OPRO begins with a meta-prompt as input, which includes a task description, examples of problems, placeholders for prompt instructions, and corresponding solutions. The LLM generates candidate solutions based on the problem description and previous solutions. These solutions are evaluated and assigned a quality score, with optimal solutions added to the meta-prompt for the next round of solution generation. The process continues until the model stops proposing better solutions. The researchers found that OPRO can optimize LLM prompts to get maximum accuracy from the models.
Key takeaways:
- DeepMind researchers have proposed a new method called Optimization by PROmpting (OPRO), which uses AI large language models (LLMs) as optimizers. The optimization task is defined in natural language rather than through formal mathematical definitions.
- OPRO begins with a meta-prompt as input, which includes a natural language description of the task, examples of problems, placeholders for prompt instructions, and corresponding solutions. The LLM generates candidate solutions, which are evaluated and assigned a quality score. The process continues until the model stops proposing better solutions.

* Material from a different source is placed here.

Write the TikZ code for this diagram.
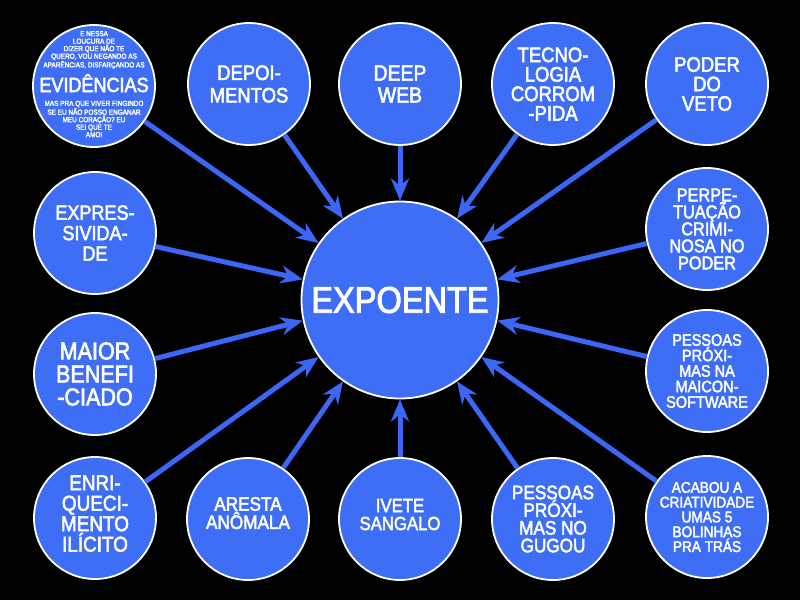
\documentclass[tikz,border=0pt]{standalone}
\usepackage{fontspec}
\setmainfont{Liberation Sans}[FakeStretch=0.88,FakeBold=2.5]
\usetikzlibrary{arrows.meta}
\definecolor{bub}{RGB}{62,110,245}
\definecolor{arr}{RGB}{60,102,245}
\newcommand{\fsz}[2]{\fontsize{#1}{#2}\selectfont}
\begin{document}
\begin{tikzpicture}[x=1pt,y=-1pt,
  bubble/.style={circle, fill=bub, draw=white, line width=1.8pt, minimum size=122pt, inner sep=0pt, text=white, align=center},
  hub/.style={bubble, minimum size=197pt},
  words/.style={text=white, align=center, inner sep=0pt},
  link/.style={draw=arr, line width=5pt, -{Stealth[length=22pt,width=18pt,inset=7pt]}}]
\fill[black] (0,0) rectangle (800,600);
\useasboundingbox (0,0) rectangle (800,600);

\node[hub, font=\fsz{37}{37}] (hub) at (400,300) {EXPOENTE};

\node[bubble] (evid) at (94,86) {};
\node[words, font=\fsz{7.3}{7.5}] (evida) at (94,50) {E NESSA\\LOUCURA DE\\DIZER QUE NÃO TE\\QUERO, VOU NEGANDO AS\\APARÊNCIAS, DISFARÇANDO AS};
\node[words, font=\fsz{20.5}{20}, anchor=base] (evidb) at (94,92) {EVIDÊNCIAS};
\node[words, font=\fsz{7.3}{7.5}] (evidc) at (94,119) {MAS PRA QUE VIVER FINGINDO\\SE EU NÃO POSSO ENGANAR\\MEU CORAÇÃO? EU\\SEI QUE TE\\AMO!};

\node[bubble, font=\fsz{21}{22.5}] (depo) at (249,84) {DEPOI-\\MENTOS};
\node[bubble, font=\fsz{22}{22}] (deep) at (400,84) {DEEP\\WEB};
\node[bubble, font=\fsz{21}{19.5}] (tecno) at (553,84) {TECNO-\\LOGIA\\CORROM\\-PIDA};
\node[bubble, font=\fsz{21}{19.5}] (veto) at (707,84) {PODER\\DO\\VETO};

\node[bubble, font=\fsz{20.5}{20.5}] (expr) at (95,233) {EXPRES-\\SIVIDA-\\DE};
\node[bubble, font=\fsz{18.5}{17}] (perp) at (707,229) {PERPE-\\TUAÇÃO\\CRIMI-\\NOSA NO\\PODER};

\node[bubble, font=\fsz{24.5}{23}] (maior) at (95,374) {MAIOR\\BENEFI\\-CIADO};
\node[bubble, font=\fsz{16.5}{15.5}] (maicon) at (707,371) {PESSOAS\\PRÓXI-\\MAS NA\\MAICON-\\SOFTWARE};

\node[bubble, font=\fsz{21.5}{20.5}, text depth=9pt] (enri) at (95,518) {ENRI-\\QUECI-\\MENTO\\ILÍCITO};
\node[bubble, font=\fsz{19.5}{17}, text depth=12pt] (aresta) at (248,519) {ARESTA\\ANÔMALA};
\node[bubble, font=\fsz{19}{18}, text depth=9pt] (ivete) at (400,519) {IVETE\\SANGALO};
\node[bubble, font=\fsz{19.5}{17.7}] (gugou) at (553,519) {PESSOAS\\PRÓXI-\\MAS NO\\GUGOU};
\node[bubble, font=\fsz{15.5}{14.8}] (acabou) at (707,517) {ACABOU A\\CRIATIVIDADE\\UMAS 5\\BOLINHAS\\PRA TRÁS};

\draw[link] (evid) -- (hub.145);
\draw[link] (depo) -- (hub.125);
\draw[link] (deep) -- (hub.90);
\draw[link] (tecno) -- (hub.55);
\draw[link] (veto) -- (hub.35);
\draw[link] (expr) -- (hub.168);
\draw[link] (perp) -- (hub.12);
\draw[link] (maior) -- (hub.192);
\draw[link] (maicon) -- (hub.348);
\draw[link] (enri) -- (hub.215);
\draw[link] (aresta) -- (hub.235);
\draw[link] (ivete) -- (hub.270);
\draw[link] (gugou) -- (hub.305);
\draw[link] (acabou) -- (hub.325);
\end{tikzpicture}
\end{document}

- OPRO can optimize prompts for LLMs like OpenAI’s ChatGPT and Google’s PaLM, guiding these models to find the best prompt that maximizes task accuracy. The researchers found that all LLMs in their evaluation were able to serve as optimizers, consistently improving the performance of the generated prompts.
- The researchers caution against anthropomorphizing LLMs, as semantically similar prompts can yield vastly different results. However, OPRO provides a systematic way to explore the vast space of possible LLM prompts and find the one that works best for a specific type of problem.